First a brief summary of what the Just War Doctrine is. It's intended to be an answer to the question of whether a Christian can morally fight in a war, and the very brief summary is: "A Christian can fight in a war, as long as it is 'Just'". Many Christian groups hold to this view, with the main alternative positions being the Pacifist one, which says that a Christian can never fight in a war, and the one that says that a Christian can and should fight if ordered to do so by a secular authority.

The doctrine also provides some guidelines for when a war is considered 'Just'. There are two main parts to that. The first is when a war may justly be begun - for example it must not be a war of aggression, it must be fought by a legitimate authority, and only if all other means have been exhausted. The second is the conduct of the war: for example it should be a proportionate response to the evil the war is intended to prevent, and it should involve only what is militarily necessary to achieve its objectives.

The first rules for a Just War were set out many hundreds of years ago, including those of Thomas Aquinas (1225-1274) and Stanisław of Skarbimierz (1360-1431). While there have been variants on these rules, the approach has always been to set out principles rather than to prescribe detailed responses to specific situtions. The principles has been applied to wars from the bow-and-arrow era to that of nuclear weapons.
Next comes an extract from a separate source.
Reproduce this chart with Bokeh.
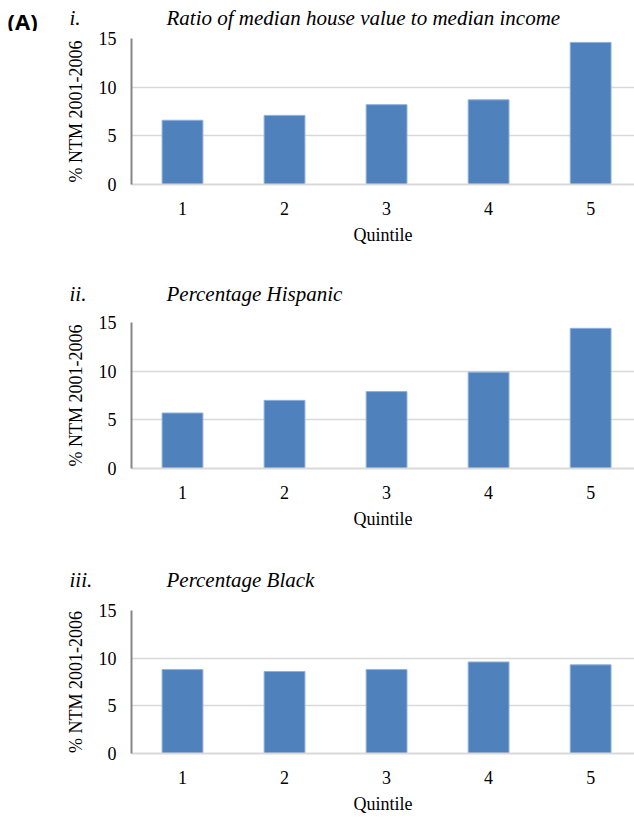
from bokeh.plotting import figure
from bokeh.layouts import column
from bokeh.models import Range1d, FixedTicker
from bokeh.core.properties import value
from bokeh.embed import file_html
from bokeh.resources import INLINE

quintiles = [1, 2, 3, 4, 5]
ratio_income = [6.6, 7.1, 8.2, 8.7, 14.6]
pct_hispanic = [5.7, 7.0, 7.9, 9.9, 14.4]
pct_black = [8.8, 8.6, 8.8, 9.6, 9.3]
y_ticks = [0, 5, 10, 15]
romans = ["i.", "ii.", "iii."]
titles = ["Ratio of median house value to median income", "Percentage Hispanic", "Percentage Black"]
series = [ratio_income, pct_hispanic, pct_black]

SERIF = "Liberation Serif"
W = 634
FRAME_H = 146
# (header height, header text centre y, chart top border, chart bottom border)
geometry = [(31, 13.5, 7, 78), (53, 22, 7, 78), (57, 24, 7, 60)]

items = []
for idx in range(3):
    hh, mid, top, bot = geometry[idx]
    hdr = figure(width=W, height=hh, output_backend="svg", toolbar_location=None,
                 x_range=Range1d(0, W), y_range=Range1d(0, hh),
                 x_axis_type=None, y_axis_type=None, title_location=None,
                 min_border=0)
    hdr.frame_align = False
    hdr.outline_line_color = None
    hdr.text(x=[69], y=[mid], text=[romans[idx]], text_font=value(SERIF),
             text_font_style="italic", text_font_size="21px",
             text_baseline="middle", text_color="black")
    hdr.text(x=[166], y=[mid], text=[titles[idx]], text_font=value(SERIF),
             text_font_style="italic", text_font_size="21px",
             text_baseline="middle", text_color="black")
    if idx == 0:
        hdr.text(x=[7], y=[hh - 20], text=["(A)"], text_font=value("Open Sans"),
                 text_font_style="bold", text_font_size="22px",
                 text_baseline="middle", text_color="black")
    items.append(hdr)

    p = figure(width=W, height=top + FRAME_H + bot, output_backend="svg",
               toolbar_location=None, title_location=None,
               x_range=Range1d(0.5, 5.43), y_range=Range1d(0, 15),
               min_border_left=131, min_border_right=0, min_border_top=top,
               min_border_bottom=bot)
    p.outline_line_color = None
    p.vbar(x=quintiles, top=series[idx], width=0.4, fill_color="#4F81BD",
           line_color="#8FB0DA", line_width=1)
    p.xgrid.grid_line_color = None
    p.ygrid.grid_line_color = "#D9D9D9"
    p.ygrid.grid_line_width = 1.5
    p.ygrid.ticker = FixedTicker(ticks=y_ticks)
    p.yaxis.ticker = FixedTicker(ticks=y_ticks)
    p.xaxis.ticker = FixedTicker(ticks=quintiles)
    for ax in (p.xaxis, p.yaxis):
        ax.major_tick_line_color = None
        ax.minor_tick_line_color = None
        ax.major_label_text_font = SERIF
        ax.major_label_text_font_size = "18px"
        ax.major_label_text_color = "black"
        ax.axis_label_text_font = SERIF
        ax.axis_label_text_font_size = "18px"
        ax.axis_label_text_font_style = "normal"
        ax.axis_label_text_color = "black"
    p.yaxis.axis_line_color = "#868686"
    p.yaxis.axis_line_width = 2
    p.xaxis.axis_line_color = "#D9D9D9"
    p.xaxis.axis_line_width = 2
    p.yaxis.axis_label = "% NTM 2001-2006"
    p.yaxis.major_label_standoff = 9
    p.yaxis.axis_label_standoff = 10
    p.xaxis.axis_label = "Quintile"
    p.xaxis.major_label_standoff = 11
    p.xaxis.axis_label_standoff = 7
    items.append(p)

layout = column(*items, spacing=0)
open("out.html", "w").write(file_html(layout, INLINE))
Because of the level at which they are laid down, it makes little sense to try and address specific situations that have arisen only in the last few decades. It is also worth mentioning that none of the forumlators of the Just War guidelines intended them to be applied only in cases in which the other side also 'played by the rules', and it's widely believed that "do good to other people only when they are being good to you" is foreign to Christian belief. Medieval warfare, the norm when these rules were being set down, was at least as nasty as modern 'asymmetric' warfare.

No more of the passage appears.